Salad Dressing Ingredients:
Zest and juice of 1 navel orange
2 teaspoons fresh ginger, minced
1 tablespoon olive oil
2 teaspoons Dijon mustard

Directions:

  1. Brush scallops and radishes with half the olive oil and season with salt, pepper and lemon zest. Prepare a grill for medium-high heat. Grill scallops and radishes for 2 to 3 minutes per side, until scallops are cooked through and radishes are slightly tender.
  2. Cut lettuce in half, leaving the core intact on both sides. Brush flat side with remaining olive oil. Place lettuce cut-side down on the grill and cook for about 5 minutes, until grill marks appear and lettuce is slightly wilted.
  3. In a small bowl, whisk together salad dressing ingredients. Top each lettuce slice with half the scallops and radishes and drizzle with salad dressing.

Servings: 2

Pork and Cashew Stir-Fry with Root Vegetables

Stir-fry dishes are great for introducing family and friends to vegetables they may not have tried before, like daikon radishes. This winter root vegetable is frequently used in Asian dishes and when cooked, it gains a sweetness that mellows out its peppery spice. This vegetable pairs well with sweet carrots and oranges in my quick stir fry.

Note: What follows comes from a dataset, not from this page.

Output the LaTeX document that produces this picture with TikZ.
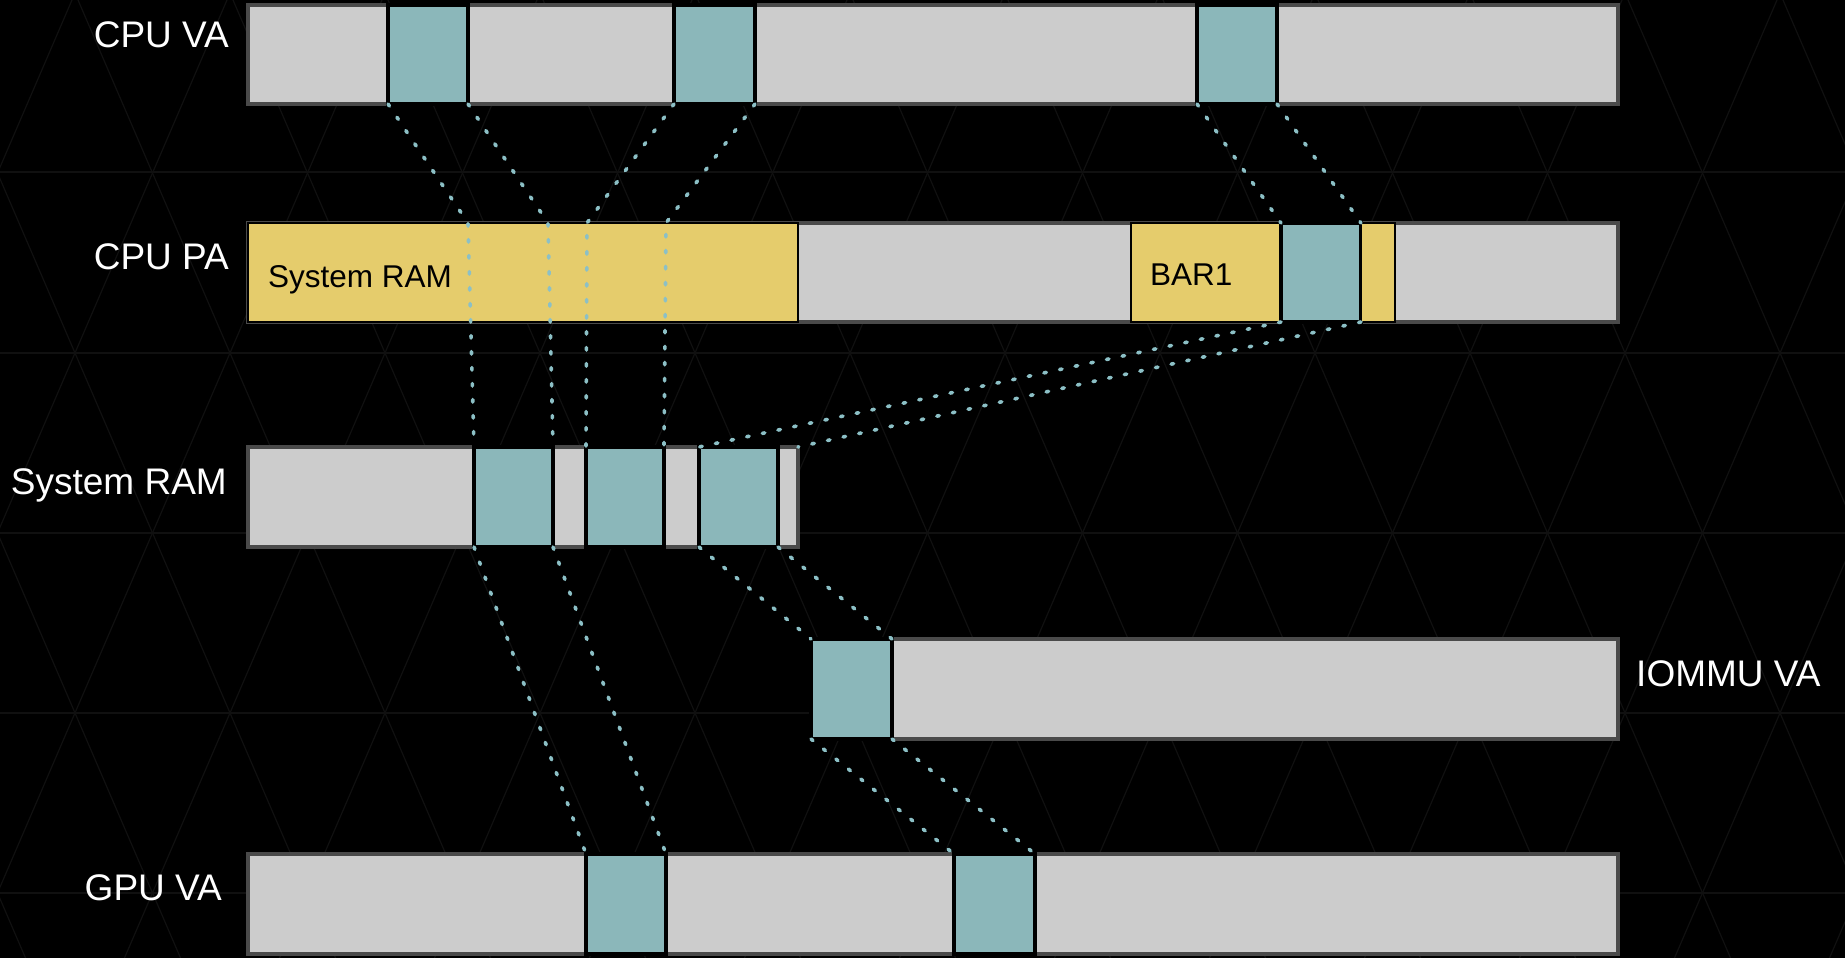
\documentclass[tikz,border=0pt]{standalone}
\usepackage{fontspec}
\setmainfont{Liberation Sans}
\definecolor{bgcol}{HTML}{000000}
\definecolor{gridcol}{HTML}{101010}
\definecolor{barfill}{HTML}{CCCCCC}
\definecolor{barline}{HTML}{4A4A4A}
\definecolor{pagefill}{HTML}{8BB7BA}
\definecolor{ramfill}{HTML}{E5CC6C}
\definecolor{dotcol}{HTML}{8CC0C6}
\tikzset{
  bar/.style={draw=barline, line width=4pt, fill=barfill, inner sep=0pt, outer sep=0pt, anchor=north west},
  page/.style={draw=black, line width=3.5pt, fill=pagefill, inner sep=0pt, outer sep=0pt, anchor=north west},
  ram/.style={draw=black, line width=2.5pt, fill=ramfill, inner sep=0pt, outer sep=0pt, anchor=north west},
  map/.style={draw=dotcol, line width=3.6pt, dash pattern=on 2.5pt off 13.5pt, line cap=round},
  lbl/.style={text=white, font=\fontsize{37}{44}\selectfont, inner sep=0pt},
  inlbl/.style={text=black, font=\fontsize{31.5}{38}\selectfont, inner sep=0pt, anchor=base west},
  grid/.style={draw=gridcol, line width=1.2pt}
}
% \region{name}{style}{x1}{x2}{y1}{y2}
\newcommand{\region}[6]{\node[#2, minimum width={#4-#3}, minimum height={#6-#5}] (#1) at (#3,#5) {};}
\begin{document}
\begin{tikzpicture}[x=1pt,y=-1pt]
\useasboundingbox (0,0) rectangle (1845,958);
\fill[bgcol] (0,0) rectangle (1845,958);

% faint triangular lattice in the background
\begin{scope}
  \clip (0,0) rectangle (1845,958);
  \foreach \n in {-4,...,15} {
    \draw[grid] ({75+155*\n+311.3},-10) -- ({75+155*\n-110.7},970);
    \draw[grid] ({75+155*\n-311.3},-10) -- ({75+155*\n+110.7},970);
  }
  \foreach \yy in {-8,172,353,533,713,893}
    \draw[grid] (0,\yy) -- (1845,\yy);
\end{scope}

% CPU virtual address space
\region{cpuva}{bar}{248}{1618}{5}{104}
\region{va1}{page}{388}{468}{5}{104}
\region{va2}{page}{674}{755}{5}{104}
\region{va3}{page}{1197}{1277}{5}{104}

% CPU physical address space
\region{cpupa}{bar}{248}{1618}{223}{322}
\region{sysram}{ram}{248}{798}{223}{322}
\region{bar1}{ram}{1131}{1281}{223}{322}
\region{bart}{page}{1281}{1361}{223}{322}
\region{bar1b}{ram}{1361}{1395}{223}{322}
\node[inlbl] (sysramlbl) at (268,287) {System RAM};
\node[inlbl] (bar1lbl) at (1150,285) {BAR1};

% system memory
\region{ramb}{bar}{248}{798}{447}{547}
\region{ram1}{page}{474}{553}{447}{547}
\region{ram2}{page}{586}{664}{447}{547}
\region{ram3}{page}{699}{778}{447}{547}

% IOMMU virtual address space
\region{iova}{bar}{811}{1618}{639}{739}
\region{io1}{page}{811}{892}{639}{739}

% GPU virtual address space
\region{gpuva}{bar}{248}{1618}{854}{954}
\region{gpu1}{page}{586}{666}{854}{954}
\region{gpu2}{page}{954}{1035}{854}{954}

% row labels
\node[lbl, anchor=base east] (lva) at (229,48) {CPU VA};
\node[lbl, anchor=base east] (lpa) at (229,269) {CPU PA};
\node[lbl, anchor=base east] (lram) at (227,494) {System RAM};
\node[lbl, anchor=base west] (lio) at (1636,686) {IOMMU VA};
\node[lbl, anchor=base east] (lgpu) at (222,900) {GPU VA};

% bend points where CPU VA pages land in the System RAM range
\coordinate (p1) at (468,223);
\coordinate (p2) at (548,223);
\coordinate (p3) at (587,223);
\coordinate (p4) at (666,223);

% mappings
\draw[map] (va1.south west) -- (p1) -- (ram1.north west);
\draw[map] (va1.south east) -- (p2) -- (ram1.north east);
\draw[map] (va2.south west) -- (p3) -- (ram2.north west);
\draw[map] (va2.south east) -- (p4) -- (ram2.north east);
\draw[map] (va3.south west) -- (bart.north west);
\draw[map] (va3.south east) -- (bart.north east);
\draw[map] (bart.south west) -- (ram3.north west);
\draw[map] (bart.south east) -- (ramb.north east);
\draw[map] (ram3.south west) -- (io1.north west);
\draw[map] (ram3.south east) -- (io1.north east);
\draw[map] (io1.south west) -- (gpu2.north west);
\draw[map] (io1.south east) -- (gpu2.north east);
\draw[map] (ram1.south west) -- (gpu1.north west);
\draw[map] (ram1.south east) -- (gpu1.north east);
\end{tikzpicture}
\end{document}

Stir-fry recipes are excellent choices for nights when you want a homemade meal without spending too much time in the kitchen. If you prep the ingredients and cook the rice the night before, this meal can be made in less than 15 minutes. If you are making this meal for one and have leftovers, they are great for breakfast with a fried egg on top.


Ingredients
1 teaspoon sesame oil
2 teaspoons canola oil
2 cloves garlic, minced
1 inch piece of fresh ginger, peeled and grated
1 (6 ounce) center cut pork chop, cut into bite sized cubes
4 medium carrots, peeled and sliced
2 medium daikon radishes, peeled and sliced
2 tablespoons reduced-sodium soy sauce
2 medium navel oranges or 3 small mandarin oranges
½ cup unsalted cashews
Prepared brown rice


Directions

  1. Heat the oil in a wok or large skillet over high-heat. Add garlic and ginger and heat for one minute, until fragrant. Add pork and cook for about 4 minutes, constantly stirring with a spatula to evenly brown all sides. Transfer pork to a plate and cover with aluminum foil to keep warm.
  2. Add carrots, radishes, celery and soy sauce to the wok or skillet and sauté until tender but slightly crisp, about 4 to 5 minutes.
  3. Peel and separate oranges and slice each section in half, removing any seeds. Add oranges, cashews and pork to the vegetable mixture. Stir to combine and cook for another minute.
  4. Check seasoning and add a splash of extra soy sauce if needed. Serve with brown rice.

Servings: 2

Rosemary Roasted Radishes with Bacon

Radishes are a root vegetable you may not think of roasting, but be prepared to kick the potato, carrot, turnip and your other favorite root vegetables aside. I think radishes are meant to be roasted, which brings out a sweetness that mellows their peppery heat. Serve this earthy dish as an appetizer or side.

Ingredients
1 bunch watermelon radishes or red radishes, cut into thin slices
2 teaspoons olive oil
2 cloves garlic, minced
¼ teaspoon course sea salt
¼ teaspoon fresh ground black pepper
2 teaspoons fresh chopped rosemary or 1 teaspoon dried
3 slices of bacon, cooked and crumbled

Directions:

  1. Preheat oven to 425 degrees Fahrenheit. Place radishes in a medium bowl and drizzle with olive oil and sprinkle with garlic, salt, pepper and rosemary. Toss to evenly coat.
  2. Place radishes on a medium baking sheet and cook for about 20 minute, stirring occasionally.
  3. Top radishes with crumbled bacon and serve.